If you want a sample application that does this, let me know and I'll make up something later.
In line with the answer from https://stackoverflow.com/users/1543257/dingles (https://stackoverflow.com/a/41338150), here's how you can achieve the same result with the asynchronous HTTP client library - aiohttp:
import functools
import aiohttp
from aiohttp.client_proto import ResponseHandler
from aiohttp.http_parser import HttpResponseParserPy
class ICYHttpResponseParser(HttpResponseParserPy):
def parse_message(self, lines):
if lines[0].startswith(b"ICY "):
lines[0] = b"HTTP/1.0 " + lines[0][4:]
return super().parse_message(lines)
class ICYResponseHandler(ResponseHandler):
def set_response_params(
self,
*,
timer = None,
skip_payload = False,
read_until_eof = False,
auto_decompress = True,
read_timeout = None,
read_bufsize = 2 ** 16,
timeout_ceil_threshold = 5,
) -> None:
# this is a copy of the implementation from here:
# https://github.com/aio-libs/aiohttp/blob/v3.8.1/aiohttp/client_proto.py#L137-L165
self._skip_payload = skip_payload
self._read_timeout = read_timeout
self._reschedule_timeout()
self._timeout_ceil_threshold = timeout_ceil_threshold
self._parser = ICYHttpResponseParser(
self,
self._loop,
read_bufsize,
timer=timer,
payload_exception=aiohttp.ClientPayloadError,
response_with_body=not skip_payload,
read_until_eof=read_until_eof,
auto_decompress=auto_decompress,
)
if self._tail:
data, self._tail = self._tail, b""
self.data_received(data)
class ICYConnector(aiohttp.TCPConnector):
def __init__(self, *args, **kwargs):
super().__init__(*args, **kwargs)
self._factory = functools.partial(ICYResponseHandler, loop=self._loop)
This can then be used as follows:
session = aiohttp.ClientSession(connector=ICYConnector())
async with session.get("url") as resp:
print(resp.status)
Yes, it's using a few private classes and attributes but this is the only solution to change the handling of something that's part of HTTP spec and (theoretically) should not ever need to be changed by the library's user...
All things considered, I would say this is still rather clean in comparison to monkey patching which would cause the behavior to be changed for all requests (especially true for asyncio where setting before and resetting after a request does not guarantee that something else won't make a request while request to ICY is being made).
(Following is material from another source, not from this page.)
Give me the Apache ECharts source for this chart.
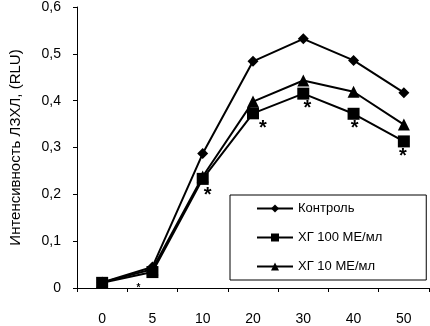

This way, you can dedicate a ClientSession object specifically for requests to servers that respond with the ICY status line.
Note that this comes with a performance penalty for requests made with ICYConnector - in order for this to work, I am using the pure Python implementation of HttpResponseParser which is going to be slower than the one that aiohttp uses by default and is written in C. This cannot really be done differently without vendoring the whole library as the behavior for parsing status line is deeply hidden in the C code.